We’re also planning to partner with the neighborhood Community Health Resource Center — especially when it comes to topics such as diet and nutrition. I’m also thinking of workshops on stress management, pain management and self care, as well as specialized offerings, such as “Pilates for Golfers” and something like “Strength Training for People With Bad Knees.” If a goal is to increase exercise knowledge, I want to provide that.

What special needs do you see for the older clients you’ll now be targeting?

And as we get older, there is cumulative wear and tear on our bodies. Pilates is a natural way to maintain flexibility and core strength. And the small group trainings allow for personally tailored cardio and strength training exercises. It’s a combination program, and that’s what will set us apart.
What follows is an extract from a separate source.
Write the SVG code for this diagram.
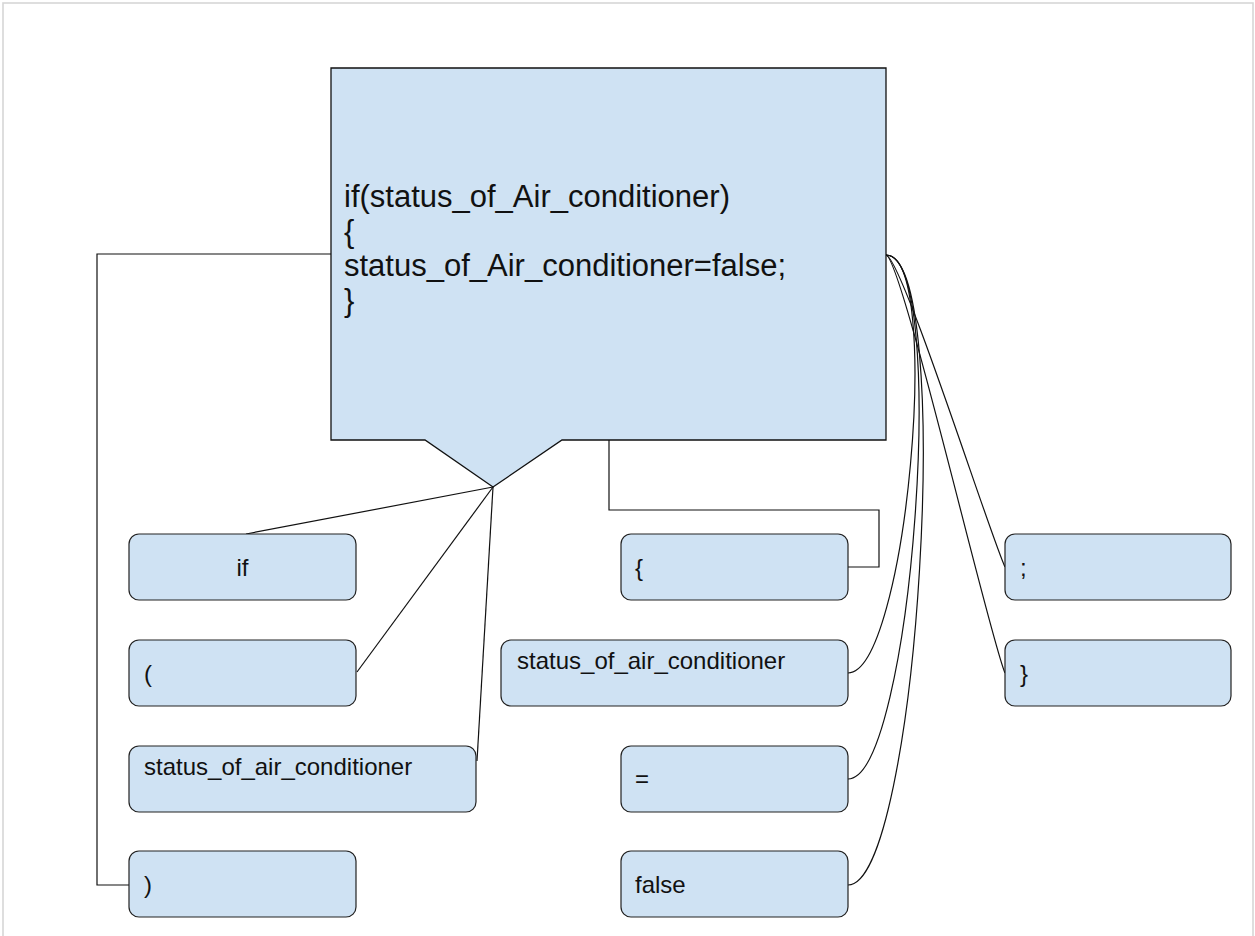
<svg xmlns="http://www.w3.org/2000/svg" width="1255" height="936" viewBox="0 0 1255 936">
<style>
.box{fill:#cfe2f3;stroke:#222;stroke-width:1.2}
.main{fill:#cfe2f3;stroke:#111;stroke-width:1.3}
.conn{fill:none;stroke:#111;stroke-width:1.2}
.t{font-family:"Liberation Sans",Arial,sans-serif;font-size:24px;fill:#111}
.tm{font-family:"Liberation Sans",Arial,sans-serif;font-size:31px;fill:#111}
</style>
<rect x="0" y="0" width="1255" height="936" fill="#fff"/>
<rect x="3" y="3" width="1250" height="945" fill="none" stroke="#d6d6d6" stroke-width="1.6"/>
<g id="connectors">
<path class="conn" d="M493,487 L246,534"/>
<path class="conn" d="M493,487 L357,672"/>
<path class="conn" d="M493,487 L477,761"/>
<path class="conn" d="M331,254 H97 V885 H129"/>
<path class="conn" d="M609,440 V510 H879 V567 H848"/>
<path class="conn" d="M886,255 C944,255 906,673 848,673"/>
<path class="conn" d="M886,255 C950,255 912,779 848,779"/>
<path class="conn" d="M886,255 C956,255 918,885 848,885"/>
<path class="conn" d="M886,255 C902,258 990,535 1005,567"/>
<path class="conn" d="M886,255 C902,258 990,640 1005,673"/>
</g>
<g id="main">
<path class="main" d="M331,68 H886 V440 H562 L493,487 L425,440 H331 Z"/>
<text class="tm" x="344" y="207">if(status_of_Air_conditioner)</text>
<text class="tm" x="344" y="241.5">{</text>
<text class="tm" x="344" y="276">status_of_Air_conditioner=false;</text>
<text class="tm" x="344" y="310.5">}</text>
</g>
<g id="n-if"><rect class="box" x="129" y="534" width="227" height="66" rx="10"/><text class="t" x="242.5" y="576" text-anchor="middle">if</text></g>
<g id="n-lparen"><rect class="box" x="129" y="640" width="227" height="66" rx="10"/><text class="t" x="144" y="682">(</text></g>
<g id="n-status1"><rect class="box" x="129" y="746" width="347" height="66" rx="10"/><text class="t" x="144" y="775">status_of_air_conditioner</text></g>
<g id="n-rparen"><rect class="box" x="129" y="851" width="227" height="66" rx="10"/><text class="t" x="144" y="893">)</text></g>
<g id="n-lbrace"><rect class="box" x="621" y="534" width="227" height="66" rx="10"/><text class="t" x="635" y="576">{</text></g>
<g id="n-status2"><rect class="box" x="501" y="640" width="347" height="66" rx="10"/><text class="t" x="517" y="669">status_of_air_conditioner</text></g>
<g id="n-eq"><rect class="box" x="621" y="746" width="227" height="66" rx="10"/><text class="t" x="635" y="787">=</text></g>
<g id="n-false"><rect class="box" x="621" y="851" width="227" height="66" rx="10"/><text class="t" x="635" y="893">false</text></g>
<g id="n-semi"><rect class="box" x="1005" y="534" width="226" height="66" rx="10"/><text class="t" x="1020" y="576">;</text></g>
<g id="n-rbrace"><rect class="box" x="1005" y="640" width="226" height="66" rx="10"/><text class="t" x="1020" y="682">}</text></g>
</svg>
My dad’s a good example. He’s 76 and loves to play golf — but he’s afraid of falling. For my parents, staying fit and strong means they can enjoy retirement, play with their four grandsons, travel, play golf with their friends, live independently — and not worry about falling.

How will you coax the new older crowd in the door?

We’re already seeing lots of new faces walking in asking for training, new faces that are 50- and 60-something. These are people who have historically been intimidated by gyms, people we haven’t reached before. My staff is excited. I’m thrilled.

We’re also appealing to that market by saying: “Try this. You might like it,” as opposed to “You must do this.”

I think the expression “differentiate or die” is pretty accurate. If we don’t figure out a way to adapt, the risk of Pacific Heights Health Club going the way of so many other small businesses that have disappeared from the Fillmore neighborhood is pretty high. Time will tell if this new approach is successful.

What else will change?

We’ll be getting some new carpeting and doing some painting. But many things will remain. Some clients prefer one-on-one training, and we’re keeping that. We’re also keeping our physical therapists, who offer another important component of good health. I’ll even be adding a physical therapist or two, since there’s a waitlist to see our therapists now. That’s been the good and bad news for us in the past.

You’ll be keeping that skylight, too?

Absolutely. That’s one of the things that makes the place special.